It does seem strange doesn’t it?
Imagine a switch is off. A considerable time later it is turned on and then immediately turned off again. Assume this happens so quickly that by the time the piston starts up to process the on
event the switch is already off
. What happens when the piston is processing the on
event?
-
If the piston includes the trigger condition if switch changes to on
, what should it return? The switch did change to on
but it has already changed back to off
. Clearly the piston wanted to do something when the switch changed to on
. Should it still do that thing?
-
If the piston includes the condition if switch is on
, what should it return? The event says the switch is now on
, but if the state of the device is looked up in ST or HE it will say it is off
, and indeed in this scenario it is actually off
.
The actual behaviour is:
-
The piston respects the event data. The event data says the switch is on
so as far as the piston is concerned it is. If it believes the switch was previously off
then the switch has changed state and so it returns true
.
-
The piston still has to respect the event data. The event data says the switch is on
so the switch is on. It can’t have it both ways. So it returns true
. It will keep doing that for the duration of the piston execution, even if it sleeps for two hours in a wait
and the switch has changed state dozens of times since.
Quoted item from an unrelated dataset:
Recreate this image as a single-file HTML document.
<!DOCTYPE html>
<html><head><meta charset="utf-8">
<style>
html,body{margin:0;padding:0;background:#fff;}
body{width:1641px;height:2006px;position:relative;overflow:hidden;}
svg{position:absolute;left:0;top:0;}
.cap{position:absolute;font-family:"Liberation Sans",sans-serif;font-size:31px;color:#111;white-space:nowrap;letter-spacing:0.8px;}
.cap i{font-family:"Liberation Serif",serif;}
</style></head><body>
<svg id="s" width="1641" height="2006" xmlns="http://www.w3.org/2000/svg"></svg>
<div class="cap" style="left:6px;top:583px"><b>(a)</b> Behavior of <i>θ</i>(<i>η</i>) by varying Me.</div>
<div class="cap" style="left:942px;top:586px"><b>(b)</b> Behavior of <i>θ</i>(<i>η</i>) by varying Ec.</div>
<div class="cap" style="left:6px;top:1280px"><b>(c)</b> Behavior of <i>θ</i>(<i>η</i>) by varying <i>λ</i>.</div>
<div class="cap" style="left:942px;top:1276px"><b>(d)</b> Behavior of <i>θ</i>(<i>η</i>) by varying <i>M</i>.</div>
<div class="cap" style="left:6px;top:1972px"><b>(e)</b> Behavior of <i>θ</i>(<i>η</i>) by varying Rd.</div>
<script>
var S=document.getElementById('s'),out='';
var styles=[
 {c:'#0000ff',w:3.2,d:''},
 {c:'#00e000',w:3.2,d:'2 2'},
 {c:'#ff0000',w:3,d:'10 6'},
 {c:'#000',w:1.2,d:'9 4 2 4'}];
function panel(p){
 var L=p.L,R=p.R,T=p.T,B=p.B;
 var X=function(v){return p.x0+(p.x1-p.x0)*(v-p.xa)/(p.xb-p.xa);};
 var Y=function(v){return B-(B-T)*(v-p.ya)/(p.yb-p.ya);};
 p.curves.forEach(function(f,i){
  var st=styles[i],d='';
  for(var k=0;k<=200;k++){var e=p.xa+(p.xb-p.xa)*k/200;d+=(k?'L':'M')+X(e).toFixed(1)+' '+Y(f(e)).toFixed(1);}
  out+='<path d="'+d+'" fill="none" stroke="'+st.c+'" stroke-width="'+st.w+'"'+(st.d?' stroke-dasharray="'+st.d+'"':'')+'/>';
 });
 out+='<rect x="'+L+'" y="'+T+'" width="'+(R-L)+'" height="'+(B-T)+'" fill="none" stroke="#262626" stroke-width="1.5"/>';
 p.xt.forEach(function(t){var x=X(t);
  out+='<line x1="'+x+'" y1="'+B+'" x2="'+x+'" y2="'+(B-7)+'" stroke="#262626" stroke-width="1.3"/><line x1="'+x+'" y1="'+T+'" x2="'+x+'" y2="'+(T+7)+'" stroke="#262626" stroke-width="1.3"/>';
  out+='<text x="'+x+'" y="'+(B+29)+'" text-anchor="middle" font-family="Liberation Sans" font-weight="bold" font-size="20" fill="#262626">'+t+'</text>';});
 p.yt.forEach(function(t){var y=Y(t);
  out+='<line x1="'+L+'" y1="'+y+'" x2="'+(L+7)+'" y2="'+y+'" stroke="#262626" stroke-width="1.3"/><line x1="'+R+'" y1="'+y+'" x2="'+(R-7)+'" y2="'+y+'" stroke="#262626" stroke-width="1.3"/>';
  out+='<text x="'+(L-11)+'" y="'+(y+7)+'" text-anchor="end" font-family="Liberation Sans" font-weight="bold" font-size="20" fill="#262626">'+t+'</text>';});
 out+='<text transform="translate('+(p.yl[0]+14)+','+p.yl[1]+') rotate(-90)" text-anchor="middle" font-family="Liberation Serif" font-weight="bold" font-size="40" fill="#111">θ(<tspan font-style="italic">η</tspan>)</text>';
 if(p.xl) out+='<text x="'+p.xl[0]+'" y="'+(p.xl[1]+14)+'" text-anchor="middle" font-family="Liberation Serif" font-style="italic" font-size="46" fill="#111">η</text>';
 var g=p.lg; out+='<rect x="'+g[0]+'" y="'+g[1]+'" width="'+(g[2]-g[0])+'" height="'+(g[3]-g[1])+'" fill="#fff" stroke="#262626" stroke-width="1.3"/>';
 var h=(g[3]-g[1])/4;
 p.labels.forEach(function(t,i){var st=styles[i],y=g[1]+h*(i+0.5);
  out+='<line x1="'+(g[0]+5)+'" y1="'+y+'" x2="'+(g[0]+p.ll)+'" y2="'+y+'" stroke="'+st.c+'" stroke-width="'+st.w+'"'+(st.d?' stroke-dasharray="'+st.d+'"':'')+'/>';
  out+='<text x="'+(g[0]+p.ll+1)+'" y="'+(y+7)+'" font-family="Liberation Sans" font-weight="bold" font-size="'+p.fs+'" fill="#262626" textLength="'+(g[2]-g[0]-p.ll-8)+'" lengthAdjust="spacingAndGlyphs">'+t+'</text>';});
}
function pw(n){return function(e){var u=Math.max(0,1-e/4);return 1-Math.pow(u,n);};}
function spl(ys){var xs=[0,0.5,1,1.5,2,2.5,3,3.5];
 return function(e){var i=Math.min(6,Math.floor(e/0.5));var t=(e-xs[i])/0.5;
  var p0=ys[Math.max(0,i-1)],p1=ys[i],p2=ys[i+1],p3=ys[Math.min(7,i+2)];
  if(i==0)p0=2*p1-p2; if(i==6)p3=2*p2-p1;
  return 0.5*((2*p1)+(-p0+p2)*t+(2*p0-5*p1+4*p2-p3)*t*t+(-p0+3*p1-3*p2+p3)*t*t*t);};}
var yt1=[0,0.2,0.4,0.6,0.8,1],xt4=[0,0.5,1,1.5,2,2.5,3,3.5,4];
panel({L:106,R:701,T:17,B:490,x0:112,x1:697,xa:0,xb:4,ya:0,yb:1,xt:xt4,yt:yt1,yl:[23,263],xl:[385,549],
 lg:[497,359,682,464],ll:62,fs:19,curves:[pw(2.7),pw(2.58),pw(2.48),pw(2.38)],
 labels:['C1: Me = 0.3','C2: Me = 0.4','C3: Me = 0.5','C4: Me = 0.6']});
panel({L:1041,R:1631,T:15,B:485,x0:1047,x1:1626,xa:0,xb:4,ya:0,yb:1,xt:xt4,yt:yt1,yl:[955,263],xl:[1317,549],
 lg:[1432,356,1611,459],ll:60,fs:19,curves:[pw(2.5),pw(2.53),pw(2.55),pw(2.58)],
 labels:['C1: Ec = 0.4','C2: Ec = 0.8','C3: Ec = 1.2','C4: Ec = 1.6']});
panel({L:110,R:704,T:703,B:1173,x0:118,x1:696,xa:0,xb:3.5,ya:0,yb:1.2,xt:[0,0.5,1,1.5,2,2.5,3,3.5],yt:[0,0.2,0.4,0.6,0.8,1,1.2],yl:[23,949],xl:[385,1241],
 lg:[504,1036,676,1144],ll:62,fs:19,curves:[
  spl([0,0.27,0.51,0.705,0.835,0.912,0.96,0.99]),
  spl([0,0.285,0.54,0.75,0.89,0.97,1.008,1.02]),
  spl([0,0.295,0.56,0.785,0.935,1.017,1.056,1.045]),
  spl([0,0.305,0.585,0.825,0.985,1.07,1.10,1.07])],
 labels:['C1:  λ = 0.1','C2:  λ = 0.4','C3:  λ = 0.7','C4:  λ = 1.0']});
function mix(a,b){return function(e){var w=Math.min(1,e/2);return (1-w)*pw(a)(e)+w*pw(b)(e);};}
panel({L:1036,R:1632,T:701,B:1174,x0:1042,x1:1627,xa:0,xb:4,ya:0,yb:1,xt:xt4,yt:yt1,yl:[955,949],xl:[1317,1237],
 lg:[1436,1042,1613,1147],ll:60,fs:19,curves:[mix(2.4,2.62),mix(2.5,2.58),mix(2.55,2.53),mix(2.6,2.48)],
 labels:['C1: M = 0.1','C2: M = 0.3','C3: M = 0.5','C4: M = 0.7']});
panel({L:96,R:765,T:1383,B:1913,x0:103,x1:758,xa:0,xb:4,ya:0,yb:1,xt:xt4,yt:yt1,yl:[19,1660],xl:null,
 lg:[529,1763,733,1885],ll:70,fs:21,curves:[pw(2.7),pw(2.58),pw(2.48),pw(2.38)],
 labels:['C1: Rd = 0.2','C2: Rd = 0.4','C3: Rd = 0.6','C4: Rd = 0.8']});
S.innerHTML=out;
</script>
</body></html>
Note that I said 'If it believes the switch was previously off
'. How does it know that? It has already been established that the piston is governed by the events it receives so it is no use asking ST / HE as they don’t know what order the events were in when the piston processed them. So whenever the piston evaluates a changes
trigger condition it caches the event value. You could perhaps argue that the piston should cache that when it starts up, but it doesn’t, it caches it in each trigger condition when the condition is evaluated.
Now supposing the piston is actually a bit more complicated and says if time is between sunrise and sunset AND switch changes to on
. If last time the switch changed to off
was in the middle of the night the piston would have evaluated the time restriction as false
and so not bothered to check the trigger condition as it wouldn’t change the result of the AND
. So the off
value would never have been cached.
That is basically the mechanism in play. Does it make sense? Could it be done differently? I don’t really know. It may be the price you have to play for being able to work with events rather than just the current conditions. The one thing I can say is that if you put an explicit trigger condition in your piston (like changes
) you should make sure that it will always be evaluated if the trigger event happens.
Somehow I doubt that has made things any clearer.